Power draw and temperature information is not available for Arc GPUs
I have an Intel Arc A770 16GB Limited Edition. I've been using it since the beginning of the year, and as far as I can tell, power draw (in Watts) and temperature information is not exposed anywhere, and that is basic and essential information needed for proper monitoring. I verified that this is still the case for the 6.6.0-rc5DRM-TIP-g186ff606ce50 drm-tip kernel
.
lm_sensors returns
i915-pci-0300
Adapter: PCI adapter
in0: 0.00 V
power1: N/A (max = 190.00 W)
energy1: 14.95 kJ
I assume that power1
is supposed to show the power draw in Watts, but it has always shown N/A
no matter the load I've put on the card.
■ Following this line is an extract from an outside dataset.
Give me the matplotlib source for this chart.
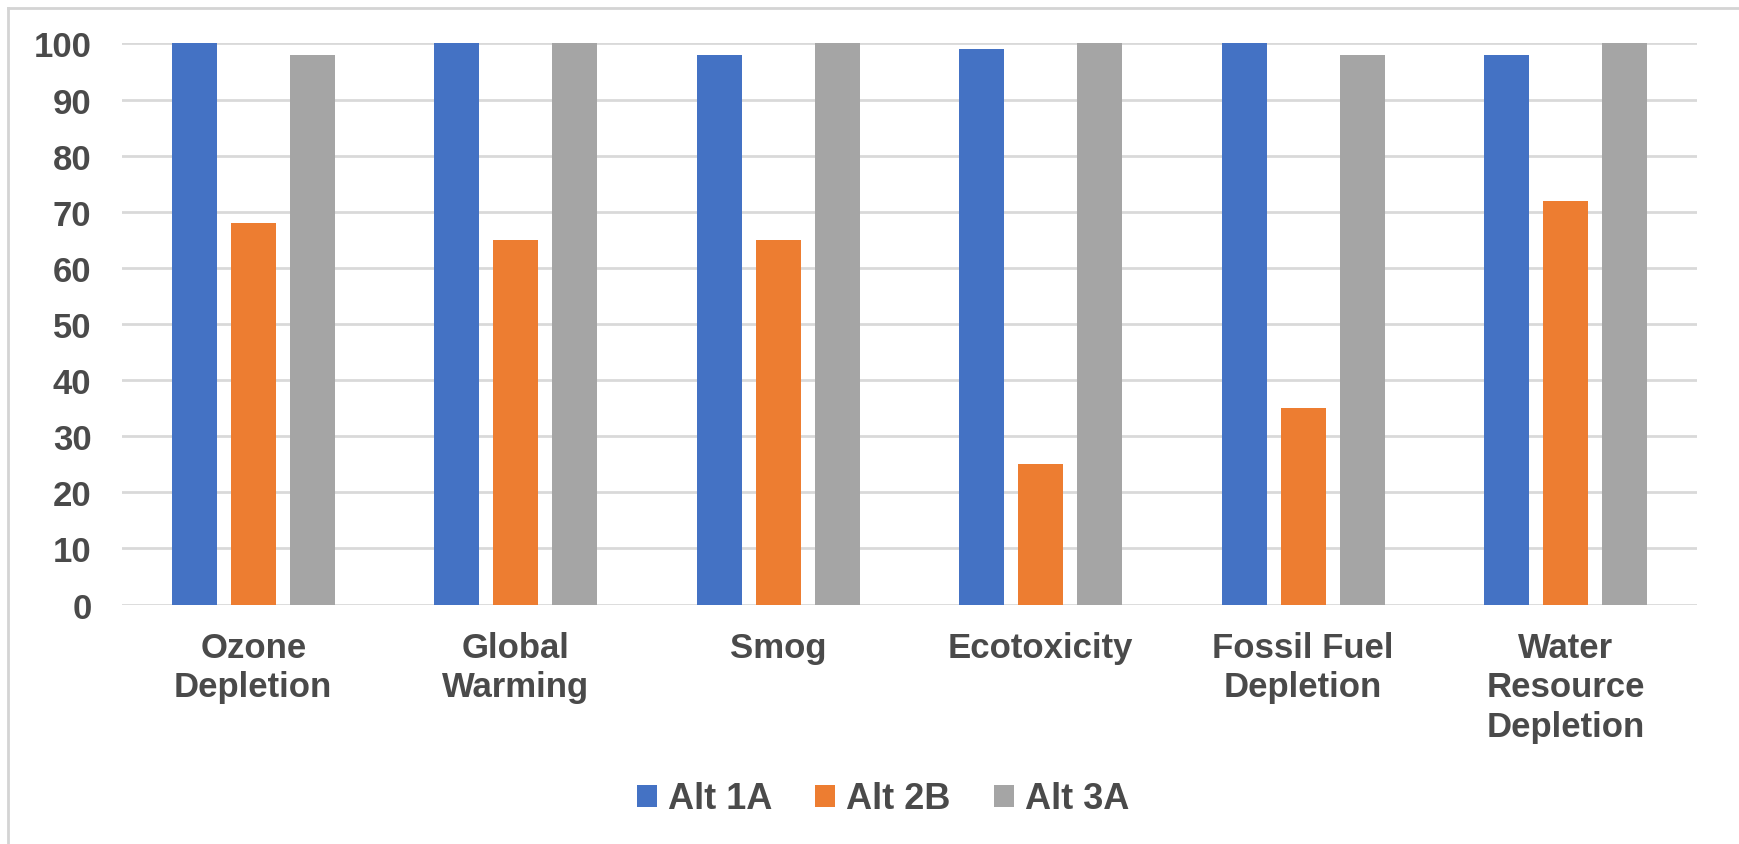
import numpy as np
import matplotlib
matplotlib.use("Agg")
import matplotlib.pyplot as plt
from matplotlib.patches import Patch
from matplotlib.lines import Line2D

# data
categories = ["Ozone\nDepletion", "Global\nWarming", "Smog", "Ecotoxicity",
              "Fossil Fuel\nDepletion", "Water\nResource\nDepletion"]
series_names = ["Alt 1A", "Alt 2B", "Alt 3A"]
alt_1a = [100, 100, 98, 99, 100, 98]
alt_2b = [68, 65, 65, 25, 35, 72]
alt_3a = [98, 100, 100, 100, 98, 100]
y_ticks = [0, 10, 20, 30, 40, 50, 60, 70, 80, 90, 100]

colors = ["#4472C4", "#ED7D31", "#A5A5A5"]
text_color = "#4a4a4a"
plt.rcParams["font.family"] = ["Liberation Sans", "DejaVu Sans"]
plt.rcParams["font.weight"] = "bold"

fig = plt.figure(figsize=(17.39, 8.45), dpi=100)
fig.patch.set_facecolor("white")
ax = fig.add_axes([122 / 1739, 239.4 / 845, 1575 / 1739, 561.2 / 845])

x = np.arange(len(categories))
width = 0.172
offset = 0.225
for i, (vals, name) in enumerate(zip([alt_1a, alt_2b, alt_3a], series_names)):
    ax.bar(x + (i - 1) * offset, vals, width, color=colors[i], label=name, zorder=3)

ax.set_xlim(-0.5, len(categories) - 0.5)
ax.set_ylim(0, 100)
ax.set_yticks(y_ticks)
ax.set_xticks(x)
ax.set_xticklabels(categories, linespacing=1.25)
ax.yaxis.grid(True, color="#d9d9d9", linewidth=2, zorder=0)
ax.set_axisbelow(True)
for s in ax.spines.values():
    s.set_visible(False)
ax.tick_params(axis="y", length=0, pad=22, labelsize=25, labelcolor=text_color)
ax.tick_params(axis="x", length=0, pad=19, labelsize=25, labelcolor=text_color)

handles = [Patch(facecolor=c, edgecolor="none") for c in colors]
leg = fig.legend(handles, series_names, loc="center", bbox_to_anchor=(883 / 1739, 1 - 800 / 845),
                 ncol=3, frameon=False, fontsize=26, handlelength=0.55, handleheight=0.55,
                 handletextpad=0.3, columnspacing=1.2)
for t in leg.get_texts():
    t.set_color(text_color)

# light border of the chart box
fig.add_artist(Line2D([8 / 1739, 8 / 1739], [0, 1 - 9 / 845], color="#d4d4d4", lw=2,
                      transform=fig.transFigure))
fig.add_artist(Line2D([8 / 1739, 1], [1 - 9 / 845, 1 - 9 / 845], color="#d4d4d4", lw=2,
                      transform=fig.transFigure))

fig.savefig("out.png", dpi=100)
Even assuming that this is an issue with lm_sensors rather than the driver itself, I can't find a file under /sys/class/drm/card1/device/hwmon/hwmon2
(the A770) that exposes real time power draw information.
Now, I'we written a bash script to compute the power draw (in Watts) from the energy consumption data (in Joules) exposed by /sys/class/drm/card1/device/hwmon/hwmon2/energy1_input
, and so have others online, each of us with our own script, but I think that it makes more sense for power draw information to be exposed directly and be available for lm_sensors and such.
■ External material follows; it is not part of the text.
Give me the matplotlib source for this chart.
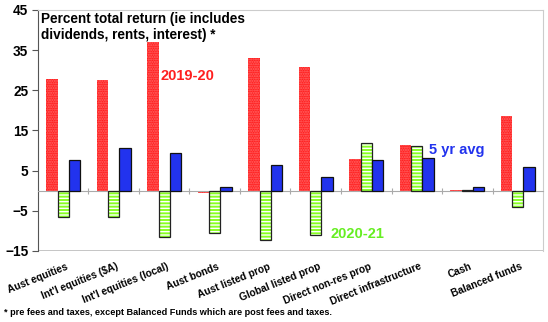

More importantly, there is no way to get the current temperature of the card. The only temperature related sysfs files I've seen are /sys/class/drm/card1/gt/gt0/throttle_reason_vr_thermalert
, /sys/class/drm/card1/gt/gt0/throttle_reason_thermal
, and /sys/class/drm/card1/gt/gt0/throttle_reason_vr_tdc
.
Knowing that that card got hot enough to get throttled it better than not knowing, but that's not enough, we need proper temperature information for the card, like what is the current temperature of the card and probably what's the temperature at which the card starts throttling, etc.
Is it possible to make power draw and temperature information available for Arc cards? Thank you!